His mind was really on his stupid imp of a son; if he had no kid to leave it to, what was the use of an excellent business as a hunting guide, with a fishing lodge, to boot, to which he had clung through the worst recession in history. He was an ass to have come on this trip. It had just made him feel bad.
Michel had sensed the slur in the man’s earlier remarks, and would have dearly loved to kick him. The sigh, however, reminded him that this peculiar person, who at this moment looked like a ferocious bear on a bad day, was presumably mourning, just as his previous passengers had been. So he swallowed his anger and enquired if Monsieur wished to return to the hotel.
‘Yeah, I suppose. You stop when I tell you. I wanna take some more photos.’
‘Of course, Monsieur.’
Michel began to wonde
r if he would get back in time to collect his Americans.
‘I want a picture of some ruins.’
‘Yes, Monsieur.
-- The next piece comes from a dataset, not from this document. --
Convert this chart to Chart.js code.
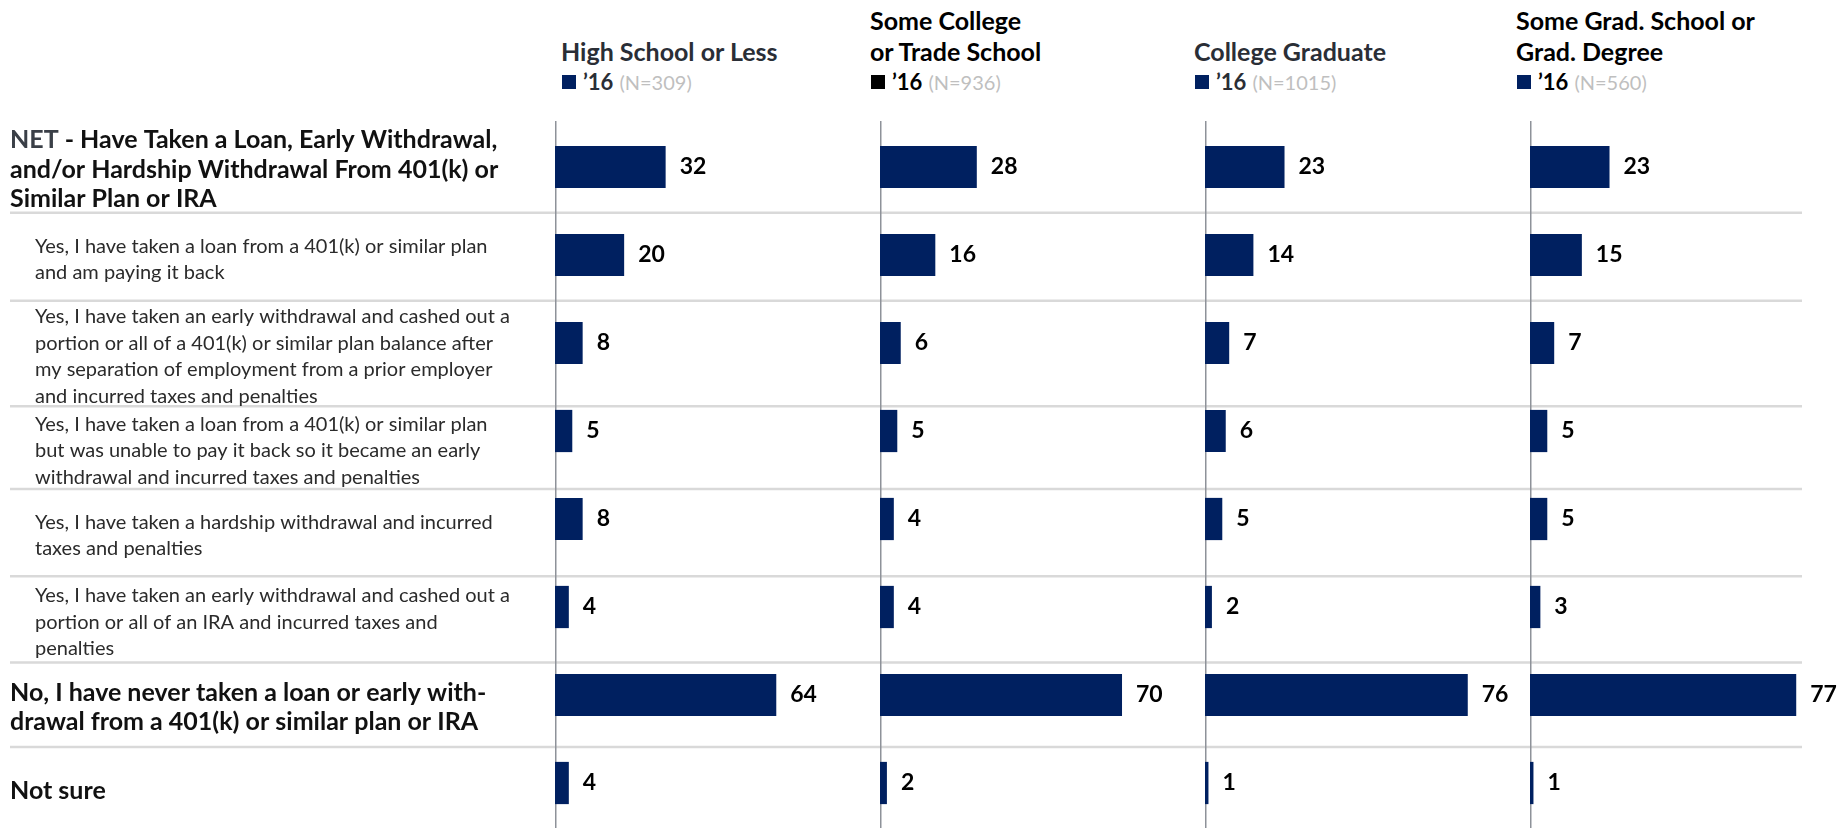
<!DOCTYPE html>
<html>
<head>
<meta charset="utf-8">
<script src="https://cdn.jsdelivr.net/npm/chart.js@4.4.1/dist/chart.umd.min.js"></script>
<style>
  body { margin: 0; background: #fff; overflow: hidden; font-family: Lato, 'Open Sans', sans-serif; }
  #pagina { position: relative; width: 1844px; height: 828px; overflow: hidden; }
  .painel { position: absolute; top: 0; }
  .cabecalho { position: absolute; bottom: 731px; font-weight: 700; font-size: 25px; white-space: nowrap; }
  .cabecalho .linha { line-height: 31px; }
  .cabecalho .legenda { line-height: 30px; display: flex; align-items: center; font-size: 22px; }
  .cabecalho .quadrado { display: inline-block; width: 14px; height: 14px; margin: 0 7px 0 1px; }
  .cabecalho .n { font-weight: 400; font-size: 20px; color: #bfbfbf; margin-left: 6px; }
</style>
</head>
<body>
<div id="pagina"></div>
<script>
//Rótulos das linhas
var categories = [
    ['NET - Have Taken a Loan, Early Withdrawal,', 'and/or Hardship Withdrawal From 401(k) or', 'Similar Plan or IRA'],
    ['Yes, I have taken a loan from a 401(k) or similar plan', 'and am paying it back'],
    ['Yes, I have taken an early withdrawal and cashed out a', 'portion or all of a 401(k) or similar plan balance after', 'my separation of employment from a prior employer', 'and incurred taxes and penalties'],
    ['Yes, I have taken a loan from a 401(k) or similar plan', 'but was unable to pay it back so it became an early', 'withdrawal and incurred taxes and penalties'],
    ['Yes, I have taken a hardship withdrawal and incurred', 'taxes and penalties'],
    ['Yes, I have taken an early withdrawal and cashed out a', 'portion or all of an IRA and incurred taxes and', 'penalties'],
    ['No, I have never taken a loan or early with-', 'drawal from a 401(k) or similar plan or IRA'],
    ['Not sure']
];
var boldRows = [true, false, false, false, false, false, true, true];

//Grupos de escolaridade
var groupTitles = [
    ['High School or Less'],
    ['Some College', 'or Trade School'],
    ['College Graduate'],
    ['Some Grad. School or', 'Grad. Degree']
];
var seriesLabel = '\u201916';
var sampleSizes = ['(N=309)', '(N=936)', '(N=1015)', '(N=560)'];

//Valores (%) por grupo
var highSchool = [32, 20, 8, 5, 8, 4, 64, 4];
var someCollege = [28, 16, 6, 5, 4, 4, 70, 2];
var collegeGrad = [23, 14, 7, 6, 5, 2, 76, 1];
var gradSchool = [23, 15, 7, 5, 5, 3, 77, 1];
var series = [highSchool, someCollege, collegeGrad, gradSchool];

//Estilos
var barColor = '#002060';
var swatchColors = ['#002060', '#000000', '#002060', '#002060'];
var titleColors = ['#2a2e36', '#000000', '#2a2e36', '#000000'];
var fontFamily = "Lato, 'Open Sans', sans-serif";

//Layout dos painéis
var labelWidth = 555;
var panelWidth = 325;
var panelLefts = [555, 880, 1205, 1530];
var headLefts = [561, 870, 1194, 1516];
var sepEnd = 1802;
//posição das linhas divisórias abaixo de cada linha (em alturas de linha)
var rowLines = [0.52, 0.52, 0.72, 0.66, 0.65, 0.63, 0.59];

var pagina = document.getElementById('pagina');

//Cabeçalhos dos grupos
groupTitles.forEach(function (linhas, p) {
    var div = document.createElement('div');
    div.className = 'cabecalho';
    div.style.left = headLefts[p] + 'px';
    div.style.color = titleColors[p];
    linhas.forEach(function (t) {
        var l = document.createElement('div');
        l.className = 'linha';
        l.textContent = t;
        div.appendChild(l);
    });
    var leg = document.createElement('div');
    leg.className = 'legenda';
    leg.innerHTML = '<span class="quadrado" style="background:' + swatchColors[p] + '"></span>' +
        '<span>' + seriesLabel + '</span><span class="n">' + sampleSizes[p] + '</span>';
    div.appendChild(leg);
    pagina.appendChild(div);
});

function separators(chart) {
    var y = chart.scales.y;
    var band = y.getPixelForValue(1) - y.getPixelForValue(0);
    return rowLines.map(function (f, i) { return y.getPixelForValue(i) + f * band; });
}

//Linhas divisórias, eixo vertical e valores
var gridPlugin = {
    id: 'grade',
    beforeDatasetsDraw: function (chart, args, opts) {
        var ctx = chart.ctx;
        var area = chart.chartArea;
        var seps = separators(chart);
        ctx.save();
        ctx.strokeStyle = '#d9d9d9';
        ctx.lineWidth = 2.5;
        seps.forEach(function (sy) {
            ctx.beginPath();
            ctx.moveTo(opts.from, sy);
            ctx.lineTo(opts.to, sy);
            ctx.stroke();
        });
        ctx.strokeStyle = '#8e9299';
        ctx.lineWidth = 1.5;
        ctx.beginPath();
        ctx.moveTo(area.left + 0.75, area.top - 2);
        ctx.lineTo(area.left + 0.75, chart.height);
        ctx.stroke();
        ctx.restore();
    },
    afterDatasetsDraw: function (chart) {
        var ctx = chart.ctx;
        var meta = chart.getDatasetMeta(0);
        var values = chart.data.datasets[0].data;
        ctx.save();
        ctx.fillStyle = '#000';
        ctx.font = 'bold 23px ' + fontFamily;
        ctx.textBaseline = 'middle';
        ctx.textAlign = 'left';
        meta.data.forEach(function (bar, i) {
            ctx.fillText(values[i], bar.x + 14, bar.y);
        });
        ctx.restore();
    }
};

//Rótulos das linhas, à esquerda do primeiro painel
var rowLabelPlugin = {
    id: 'rotulos',
    afterDraw: function (chart) {
        var ctx = chart.ctx;
        var area = chart.chartArea;
        var seps = separators(chart);
        ctx.save();
        ctx.textBaseline = 'middle';
        ctx.textAlign = 'left';
        categories.forEach(function (linhas, i) {
            var top = i === 0 ? area.top - 2 : seps[i - 1];
            var bottom = i === categories.length - 1 ? chart.height : seps[i];
            var bold = boldRows[i];
            var lh = bold ? 29.5 : 26.5;
            var x = bold ? 10 : 35;
            var y0 = (top + bottom) / 2 + 3 - (linhas.length - 1) * lh / 2;
            ctx.font = (bold ? 'bold 25px ' : '20px ') + fontFamily;
            linhas.forEach(function (t, k) {
                var y = y0 + k * lh;
                if (i === 0 && k === 0) {
                    ctx.fillStyle = '#3a3f47';
                    ctx.fillText('NET', x, y);
                    var w = ctx.measureText('NET').width;
                    ctx.fillStyle = '#111';
                    ctx.fillText(t.slice(3), x + w, y);
                } else {
                    ctx.fillStyle = bold ? '#111' : '#2b2b2b';
                    ctx.fillText(t, x, y);
                }
            });
        });
        ctx.restore();
    }
};

//Um gráfico de barras por grupo
series.forEach(function (values, p) {
    var first = p === 0;
    var canvas = document.createElement('canvas');
    var w = panelWidth + (first ? labelWidth : 0);
    var left = first ? 0 : panelLefts[p];
    canvas.width = w;
    canvas.height = 828;
    canvas.className = 'painel';
    canvas.style.left = left + 'px';
    canvas.style.width = w + 'px';
    canvas.style.height = '828px';
    pagina.appendChild(canvas);

    new Chart(canvas, {
        type: 'bar',
        data: {
            labels: categories,
            datasets: [{
                label: seriesLabel,
                data: values,
                backgroundColor: barColor,
                borderWidth: 0,
                barPercentage: 0.48,
                categoryPercentage: 1
            }]
        },
        options: {
            indexAxis: 'y',
            responsive: false,
            animation: false,
            layout: { padding: { left: first ? labelWidth : 0, top: 123, bottom: 1, right: 0 } },
            scales: {
                x: { display: false, min: 0, max: 94 },
                y: { display: false }
            },
            plugins: {
                legend: { display: false },
                tooltip: { enabled: false },
                grade: { from: first ? 10 : 0, to: Math.min(w, sepEnd - left) }
            }
        },
        plugins: first ? [gridPlugin, rowLabelPlugin] : [gridPlugin]
    });
});
</script>
</body>
</html>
Ruins from the war?’
‘Yeah, what else?’
‘We have ruins that are very ancient, even Roman ones.’
‘Humph.’
So they stopped at several villages that were little else but heaps of stone and slate.
Where the outer walls of a farmhouse still stood, the Canadian had to be restrained from plunging into it.
‘Monsieur, it may be mined,’ Michel yelled at him.
The man laughed. ‘You’re kidding? The war’s bin over three years now.’
‘No, Monsieur. I insist. You must not go in.’
‘Gonna kick me, if I do?’
Michel wondered if he should. He said diffidently, ‘If Monsieur insists on killing himself, who am I to stop him? Madame, your wife, however, lose a husband and a son.’
The man laughed as he absently lifted his camera and snapped a broken tree. ‘Her? She left Gary and me years ago. Don’t even know where she is.’
Michel was shocked. At least with Suzanne he knew where she was.
He said in conciliatory tones, ‘Life is precious, Monsieur. You are not old yet. You live in a fine country. You have much to live for. The future – it still wait for you.’
The Canadian lost his sardonic expression. He was suddenly all attention. ‘The future’s still waiting for me?’ He was quiet for a minute, and then he said in a puzzled way, ‘Nobody ever said that to me before.’
Michel, anxious to get the man safely back into the taxi, simply changed the subject by suggesting briskly that he must be in need of lunch and that the hotel was the best place in Calvados to get it. And, incidentally, had he tried a glass of Calvados yet? ‘It is an excellent drink.’
‘No,’ said his passenger, his bumptiousness drained from him. ‘But I sure need a glass of something.’